The Downfall parodies were an Internet meme where users took a short clip of maybe four minutes from a movie that ran for 155 minutes and then added captions. The captions covered everything from iPhone App rejections to Susan Boyle’s surprising second place in Britain’s Got Talent. It was a short extract, likely to benefit from the parody defence in the US and fair use in many other countries. it was a golden marketing and revenue opportunity that Constantin threw away.
It’s not quite the same for EMI
In a thoughtful post, IP lawyer Steve Kuncewicz (working for Halliwells but writing in a personal capacity as all lawyers do), sets out the areas where EMI might be claiming for copyright infringement by Newport:
- the video
- the sound recording of the song
- the lyrics
- the music
Well, I’m no lawyer, but the video is very similar style, while the sound recording and lyrics are totally different. But the music – that’s just been lifted lock, stock and barrel.
Bang to rights
YouTube’s basic legal defence is that it acts as soon as it is informed of an infringement. EMI Music Publishing claimed there was a music copyright infringement and asked YouTube to take the Newport parody down. YouTube did so. It’s hard to think that YouTube has done anything wrong here.
But has EMI? That’s the million-dollar question.
Unlike with Downfall, this was no extract: the video runs for the same length and has the same melody. To compare it to Downfall, perhaps you have to imagine someone taking the whole of Downfall except the soundtrack, redubbing it and releasing the “re-imagined” movie commercially in the cinema. It’s hard to call that fair use.
(Of course, that’s not quite true, since the filmmaker M-J Delaney shot the Newport video with entirely new footage and new performers Alex Warren and Terema Wainwright, but I hope you get my point.)
Legally, it looks to me as if they were within their rights. Morally, many fans and users who enjoyed the parody may not agree. But to me, it’s the financial question that is most interesting.
Could EMI have turned this to Jay-Z’s advantage
Right now, EMI (and, by extension, Jay-Z) are looking pretty heavy-handed. A talented filmmaker makes an homage of their music and they squelch it, quickly. That can’t be good for their brand.
The official video on YouTube has 55 million views. The spoof had had about two million, I think. You could argue that, if YouTube was selling ads against it, then EMI should get its share to give to the original artists. That’s 2 million views x $10 CPM (that’s an incredibly generous assumption and probably out by a factor of 10) $1 CPM (still a generous assumption given low YouTube fill rates) x 55% (YouTube keeps the rest) = $11,000 $1,100. So EMI could have claimed a share of that advertising revenue.

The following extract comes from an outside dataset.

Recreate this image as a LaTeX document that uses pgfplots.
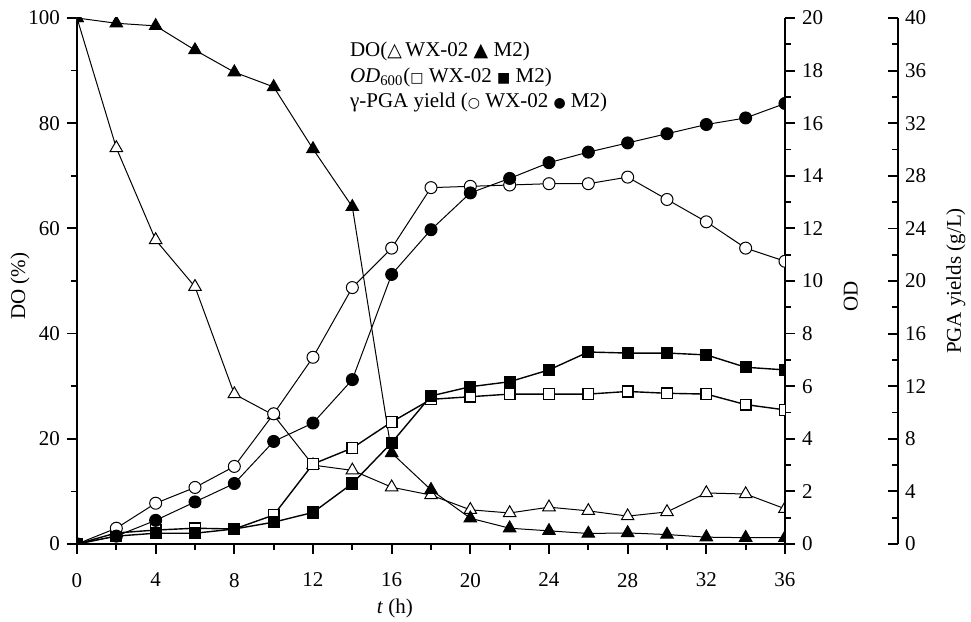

But EMI’s real issue is that it is worried that by letting someone put out the entirety of its tune on YouTube, it would not be able to sell that track again. What if an advertiser chose to use the parody not the original? Would it stop users downloading the iTunes version? What is the financial impact?
I don’t think this is as clear-cut as Downfall. If I were EMI, I would have contacted director M-J Delaney and said “Oi! You’re using our copyright, on many levels. We love your work, and would like to promote through all our Jay-Z channels. But since it is so derivative, and you are climbing on the shoulders of our talent, we want a percentage (50%? 75%? 80%?).”
Everyone wins. A relatively obscure director gets his her 15 minutes of fame (and the chance to capitalise on it), as do the performers. Jay-Z shows he is able to take a joke. EMI makes more money.
For all I know, that’s what happened. And either the director said no or EMI’s lawyers couldn’t move first. The takedown could even be a negotiating tactic (albeit a heavy-handed one).
In the end, if I were EMI, I would be trying my damnedest to have a strategy that says “when someone does something cool and viral with some of our content, we want a piece of it, because that’s good for everybody”, not “Shut it down. Right the hell NOW!”
But that’s not how big companies work. Which is why, I fear, they may be doomed.